「中日ビル」に初適用、竹中工務店が改良したブレース型Fe-Mn-Si系合金制振ダンパー:BCP
竹中工務店、物質・材料研究機構、淡路マテリアの3者は、長周期・長時間地震動対策に有効なブレース型Fe-Mn-Si系合金制振ダンパーを改良し、自由度の高い空間構成が可能となった。既に愛知県名古屋市で竣工した中日ビルに初適用した。
竹中工務店、物質・材料研究機構、淡路マテリアの3者は、長周期・長時間地震動対策に有効なブレース型Fe-Mn-Si系合金制振ダンパーを改良し、2023年7月竣工の中日ビルに初適用した。

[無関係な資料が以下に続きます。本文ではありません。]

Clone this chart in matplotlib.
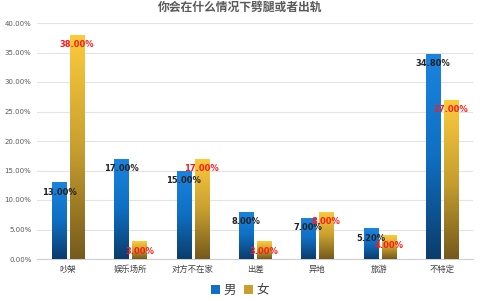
import matplotlib
matplotlib.use("Agg")
import matplotlib.pyplot as plt
import numpy as np
from matplotlib.colors import LinearSegmentedColormap
from matplotlib.patches import Patch

plt.rcParams['font.family'] = ['Noto Sans CJK SC', 'DejaVu Sans']

title = "你会在什么情况下劈腿或者出轨"
categories = ["吵架", "娱乐场所", "对方不在家", "出差", "异地", "旅游", "不特定"]
male = [13.0, 17.0, 15.0, 8.0, 7.0, 5.2, 34.8]
female = [38.0, 3.0, 17.0, 3.0, 8.0, 4.0, 27.0]
yticks = [0, 5, 10, 15, 20, 25, 30, 35, 40]

fig = plt.figure(figsize=(4.8, 3.0), dpi=100)
ax = fig.add_axes([37/480, 1-259/300, 436/480, 236/300])

blue_cmap = LinearSegmentedColormap.from_list("b", ["#0b3c6c", "#0f6fc2", "#1a84e0"])
gold_cmap = LinearSegmentedColormap.from_list("g", ["#755a1c", "#c9a030", "#fccb3c"])

x = np.arange(len(categories))
w = 0.225
off = 0.145
grad = np.linspace(0, 1, 256).reshape(-1, 1)

def gbars(xs, vals, cmap):
    bars = ax.bar(xs, vals, w, color="none", edgecolor="none", zorder=3)
    for b in bars:
        x0, y0 = b.get_x(), b.get_y()
        im = ax.imshow(grad, cmap=cmap, origin="lower", aspect="auto",
                       extent=[x0, x0 + b.get_width(), y0, y0 + b.get_height()],
                       zorder=3)
        im.set_clip_path(b)
    return bars

bm = gbars(x - off, male, blue_cmap)
bf = gbars(x + off, female, gold_cmap)

for b, v in zip(bm, male):
    ax.annotate(f"{v:.2f}%", (b.get_x() + b.get_width()/2, v), xytext=(0, -7),
                textcoords="offset points", ha="center", va="center",
                fontsize=6, fontweight="bold", color="#222222", zorder=5,
                family="DejaVu Sans")
for b, v in zip(bf, female):
    ax.annotate(f"{v:.2f}%", (b.get_x() + b.get_width()/2, v), xytext=(0, -7),
                textcoords="offset points", ha="center", va="center",
                fontsize=6, fontweight="bold", color="#ff1a1a", zorder=5,
                family="DejaVu Sans")

ax.set_xlim(-0.5, len(categories) - 0.5)
ax.set_ylim(0, 40)
ax.set_yticks(yticks)
ax.set_yticklabels([f"{t:.2f}%" for t in yticks], fontsize=5, color="#595959",
                   family="DejaVu Sans")
ax.set_xticks(x)
ax.set_xticklabels(categories, fontsize=6, color="#404040")
ax.tick_params(axis="both", length=0, pad=4)
ax.grid(axis="y", color="#e3e3e3", linewidth=0.8, zorder=0)
ax.set_axisbelow(True)
for s in ["top", "right", "left"]:
    ax.spines[s].set_visible(False)
ax.spines["bottom"].set_color("#d0d0d0")
ax.spines["bottom"].set_linewidth(0.8)

fig.text(0.5, 1 - 7/300, title, ha="center", va="center", fontsize=8.5,
         fontweight="bold", color="#595959")

handles = [Patch(facecolor="#0f6fc2", label="男"), Patch(facecolor="#c9a030", label="女")]
fig.legend(handles=handles, loc="center", bbox_to_anchor=(0.5, 1 - 290/300), ncol=2,
           frameon=False, fontsize=9, handlelength=0.7, handleheight=0.7,
           handletextpad=0.3, columnspacing=0.6, labelcolor="#404040")

fig.savefig("out.png", dpi=100)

長周期・長時間地震動に有効なブレース型FMS合金制振ダンパー
3者は、一般的な鋼材の約10倍の疲労耐久性を有するFe-Mn-Si系合金の特長を生かし、複数回の大地震や長周期・長時間地震動に有効で、事業継続性向上に寄与する制振ダンパーを共同開発し、2014年よりプロジェクト適用を進めてきた。
2019年には、ブレース型Fe-Mn-Si系合金制振ダンパーを開発したが、適用範囲や設計自由度の拡大のためには、ダンパー1基あたりの地震エネルギーの吸収性能を高める必要があった。
開発では、従来技術では困難だったFe-Mn-Si系合金同士の溶接技術を確立し、従来のダンパーをベースに、ダンパー芯(しん)材部分を、従来型の長方形から平鋼を溶接して組み立てた十字形にした。改良したダンパーでは、1基当たりで従来型の約2倍の地震エネルギーを吸収する。ダンパーの設置総数を減らし、より自由度の高い建築デザイン、超高層建物・大規模建物への積極的な適用が実現する。
3者の役割は、NIMSは、Fe-Mn-Si系合金を用いた専用の溶接ワイヤを新たに設計開発し、淡路マテリアは、Fe-Mn-Si系合金の大型平鋼と溶接材料の製造体制を構築し、合金同士の溶接施工管理技術を確立してダンパー用芯材を製造した。竹中工務店は、制振ダンパーの設計法を確立し、構造性能評価を行った。疲労試験では、開発材料の耐疲労性能を生かした良好な性能が証明されたという。
中日ビルは高さ約158メートルの制振構造建物で、ダンパーとともに、オイルダンパー、粘弾性ダンパーなどの制振ダンパーを各階に配置。階高が高く、地震時の層間変形が大きくなる7〜8階には、ダンパーを32本適用した。
3社は今後、ブレース型Fe-Mn-Si系合金制振ダンパーの土木や他産業分野への応用を目指す。